Sunday, 3 June 2007

Review: Cymbeline

Cymbeline is Cheek by Jowl’s second production of the year at the Barbican Theatre, following their superlative Russian production of Three Sisters last month. This is a adequate production of an inferior Shakespeare play, but the staging, on a vast open space built on top of the normal auditorium, means that much of the clarity Cheek by Jowl are know for is lost in the ether, many of the words inaudible even from the first few rows. The monumental size of the stage is also intermittently transferred to the physical distance between characters, intimacy lost by having actors standing metres apart in conversation. The play, one of Shakespeare’s later, it a mixed bag of plots; an evil Prince, a virtuous hero, repressed love, stolen children, devious foreigners, war, valour and crucially the nature of identity, are all in there somewhere. Shakespeare has dealt with many of these elements much better elsewhere in his work, and there is very little emotional insight to be had here (the famous scenes between Imogen and Pisanio perhaps excepted). The play is consequently little performed, although due to the RSC Complete works festival and pure fluke, I’ve seen two versions in the last two years.

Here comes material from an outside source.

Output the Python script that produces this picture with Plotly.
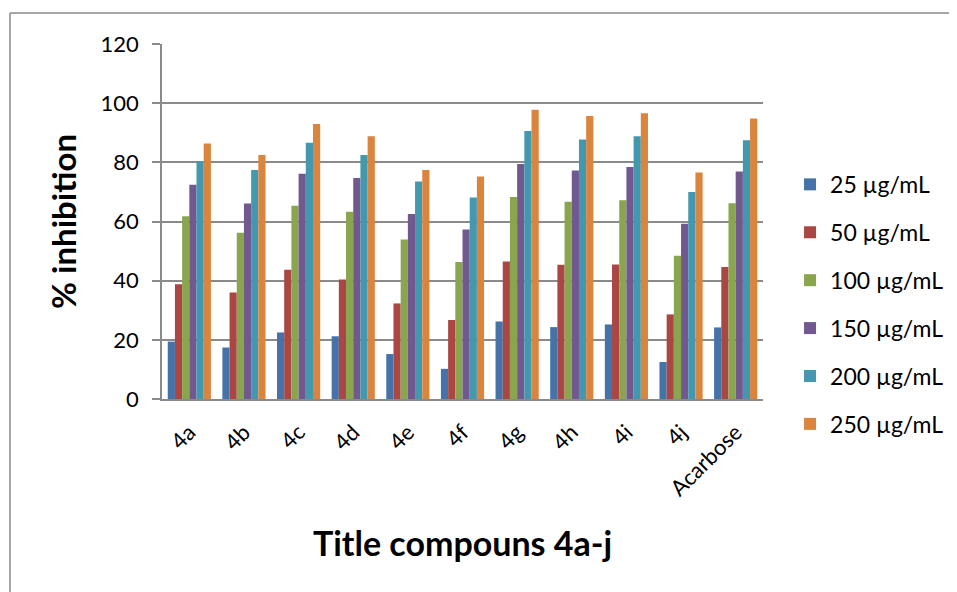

As usual Declan Donnellan and Nick Ormerod take the direction and design credits respectively. Despite my criticisms of Donnellan’s direction (the distance between players and awkwardness of some of the movement), and criticism of Ormerod’s design (the sheer scale of the stage and some quibbles with the costumes, oscillating between Edwardian and modern), the production does give us a pared down, unfussy, telling of a rather long winded story. The play has a very male, quite laddish feel, the royal courts of Britain and Rome both showing men in less than heroic lights, misogynistic and often despicable sex fiends, at times the male courtiers moving almost as a malevolent group. The two main female roles in the play are a one dimensional devious Queen (Gwendoline Christie), and Imogen (Jodie McNee), daughter of the King, chaste maid and love of the banished Posthumus. The company has its weak links (especially, and collectively, at the Italian Court), but the main players are all decent enough. However the highlight of the evening is Tom Hiddlestone playing our hero Posthumus, as well as Cloten, the obnoxious and ambitious son of the Queen. These two roles were presumably intended for the same actor when the play was written, and it was a very good idea of Donnellan’s to do it with this production, underlining the identity theme of the piece. Hiddlestone plays Posthumus as an appealing geek and Cloten as an insufferable posh city boy, his physical transformation between the roles simply entailed putting on a raincoat and a pair of glasses, but due to the phenomenally good acting I could hardly recognise him as the same person. The end of the play is, even for our national poet, absurd in succinctly wrapping up a huge amount of plot, and of course ‘pardons for all’, stem from good King Cymbeline. Cheek by Jowl know how to assemble a striking stage picture, they know about movement, unfortunately the play and the space combine to let this admirable company down.